In January and April 2005, she claimed to have written a number of letters of complaint about standards in the home to its manager, Ms Rose who said she had never received them. Miss Muchesa also claimed to have had a conversation with the human resources manager in May 2005 about standards, but the tribunal found that this conversation had been principally about her own working conditions and relationships with other staff.

On 24 May 2005 the Council for Social Care Inspection (CSCI) made an unannounced visit, but reported no major concerns.

During the weekend of 27-30 May 2005, Miss Muchesa made some very serious allegations about standards in the home to the daughter of a resident. The daughter reported these to the GP who visited but found no signs of neglect.

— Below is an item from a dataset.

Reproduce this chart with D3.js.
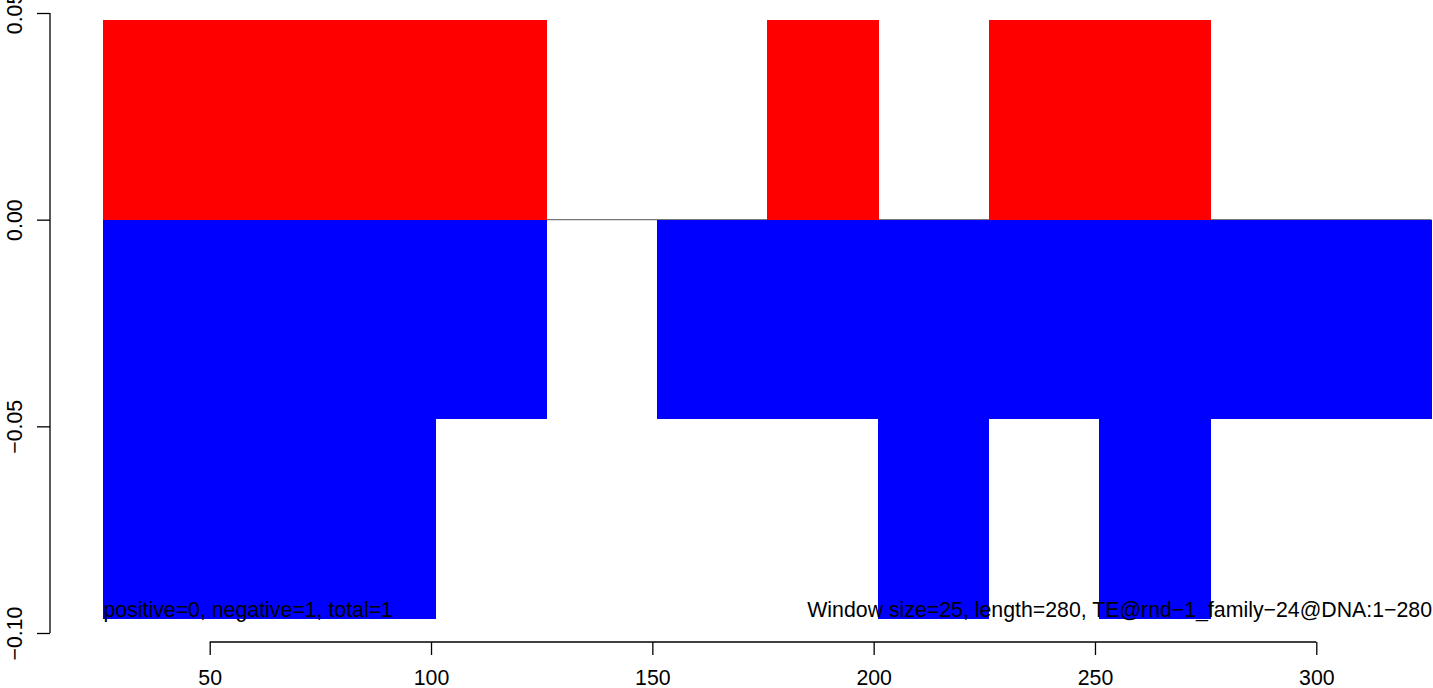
<!DOCTYPE html>
<html>
<head>
<meta charset="utf-8">
<script src="https://cdn.jsdelivr.net/npm/d3@7"></script>
<style>
  html, body { margin: 0; padding: 0; background: #fff; }
  svg { display: block; }
  text { font-family: "Liberation Sans", Arial, Helvetica, sans-serif; fill: #000; }
</style>
</head>
<body>
<svg id="chart" width="1433" height="688"></svg>
<script>
// ---- data ----
const windowStart = [26, 51, 76, 101, 126, 151, 176, 201, 226, 251, 276, 301];
const windowSize = 25;
const positiveValues = [0.0483, 0.0483, 0.0483, 0.0483, 0, 0, 0.0483, 0, 0.0483, 0.0483, 0, 0];
const negativeValues = [-0.0966, -0.0966, -0.0966, -0.0483, 0, -0.0483, -0.0483, -0.0966, -0.0483, -0.0966, -0.0483, -0.0483];
const xTicks = [50, 100, 150, 200, 250, 300];
const yTicks = [-0.10, -0.05, 0.00, 0.05];
const yTickLabels = ["\u22120.10", "\u22120.05", "0.00", "0.05"];
const leftNote = "positive=0, negative=1, total=1";
const rightNote = "Window size=25, length=280, TE@rnd\u22121_family\u221224@DNA:1\u2212280";

// ---- scales ----
const W = 1433, H = 688;
const x = d3.scaleLinear().domain([50, 300]).range([209.7, 1316.3]);
const y = d3.scaleLinear().domain([-0.10, 0.05]).range([633, 13]);
const fontSize = 21.3;

const svg = d3.select("#chart");
const plot = svg.append("g");

// zero line (under the bars)
plot.append("line")
  .attr("x1", x(windowStart[0]))
  .attr("x2", x(windowStart[windowStart.length - 1] + windowSize))
  .attr("y1", y(0)).attr("y2", y(0))
  .attr("stroke", "#777").attr("stroke-width", 1.3);

const bars = windowStart.map((s, i) => ({ s, pos: positiveValues[i], neg: negativeValues[i] }));

plot.selectAll("rect.pos").data(bars.filter(d => d.pos > 0)).join("rect")
  .attr("class", "pos")
  .attr("shape-rendering", "crispEdges")
  .attr("x", d => x(d.s))
  .attr("width", d => x(d.s + windowSize) - x(d.s) + 0.5)
  .attr("y", d => y(d.pos))
  .attr("height", d => y(0) - y(d.pos))
  .attr("fill", "#ff0000");

plot.selectAll("rect.neg").data(bars.filter(d => d.neg < 0)).join("rect")
  .attr("class", "neg")
  .attr("shape-rendering", "crispEdges")
  .attr("x", d => x(d.s))
  .attr("width", d => x(d.s + windowSize) - x(d.s) + 0.5)
  .attr("y", d => y(0))
  .attr("height", d => y(d.neg) - y(0))
  .attr("fill", "#0000ff");

// ---- y axis ----
const yAxisX = 50;
const yAxis = d3.axisLeft(y).tickValues(yTicks).tickSize(13).tickFormat((d, i) => yTickLabels[i]);
const yg = svg.append("g").attr("transform", `translate(${yAxisX},0)`).call(yAxis);
yg.select(".domain").attr("d", `M0,${y(0.05)}V${y(-0.10)}`).attr("stroke", "#000").attr("stroke-width", 1.3);
yg.selectAll(".tick line").attr("stroke", "#000").attr("stroke-width", 1.3);
yg.selectAll(".tick text")
  .attr("x", null).attr("dy", null)
  .attr("transform", `translate(${22 - yAxisX},0) rotate(-90)`)
  .attr("text-anchor", "middle")
  .style("font-size", fontSize + "px")
  .style("font-family", "'Liberation Sans', Arial, sans-serif");

// ---- x axis ----
const xAxisY = 642;
const xAxis = d3.axisBottom(x).tickValues(xTicks).tickSize(13).tickFormat(d3.format("d"));
const xg = svg.append("g").attr("transform", `translate(0,${xAxisY})`).call(xAxis);
xg.select(".domain").attr("d", `M${x(50)},0H${x(300)}`).attr("stroke", "#000").attr("stroke-width", 1.3);
xg.selectAll(".tick line").attr("stroke", "#000").attr("stroke-width", 1.3);
xg.selectAll(".tick text")
  .attr("y", 685 - xAxisY).attr("dy", null)
  .style("font-size", fontSize + "px")
  .style("font-family", "'Liberation Sans', Arial, sans-serif");
xg.attr("font-size", null).attr("font-family", null);
yg.attr("font-size", null).attr("font-family", null);

// ---- notes ----
svg.append("text")
  .attr("x", x(windowStart[0]))
  .attr("y", 617)
  .attr("text-anchor", "start")
  .style("font-size", fontSize + "px")
  .text(leftNote);

svg.append("text")
  .attr("x", 1432)
  .attr("y", 617)
  .attr("text-anchor", "end")
  .style("font-size", fontSize + "px")
  .text(rightNote);
</script>
</body>
</html>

Miss Muchesa also rang the police and social services to make similar complaints.

Miss Muchesa’s employer then suspended her for misconduct on 31 May 2005 and eventually dismissed her in April 2006. During the time of her suspension she contacted CSCI to make complaints about the care of residents. It carried out another inspection, but again found no basis for her complaints.

Miss Muchesa claimed automatic unfair dismissal for making a protected disclosure (among other things) under section 103A of the Employment Rights Act 1996.

Tribunal decision

The tribunal decided that Miss Muchesa had not been unfairly dismissed under section 103A because the disclosures on which she relied were not made in good faith and she did not “reasonably believe them to be true”.

Ms Muchesa appealed on a number of grounds, in particular that the tribunal was wrong to conclude that because she did not reasonably believe that the disclosures she made to the four external recipients were substantially true, they could not be protected disclosures.

EAT decision

However the EAT agreed with the tribunal that Miss Muchesa had not met the requirements stipulated in section 43G as she had not made the disclosures to the four external recipients in good faith and she did not reasonably believe the information disclosed to be "substantially true".

It also said in relation to the issue of reasonable belief that the tribunal had been “entitled, in reaching their decision, to consider whether the complaints were in fact true … and to regard their view of their truth or untruth as an important tool to the resolution of the issue before them of reasonable belief. The matters of fact of which Miss Muchesa had complained were matters of which she claimed to have direct personal knowledge; she was not relying on information from a third party; the truth of her allegations would naturally appear to be of greater weight than if this was a case of second-hand information.”

The tribunal was also entitled to ask itself whether she believed in “the truth of her complaints”. They decided that “she had not behaved in the manner in which she would have behaved had she reasonably believed in the truth of the complaints and was motivated by a genuine desire to protect the residents. She was not reasonably mistaken; she complained of events which had not occurred and for an ulterior motive of her own not connected with the care of the residents.”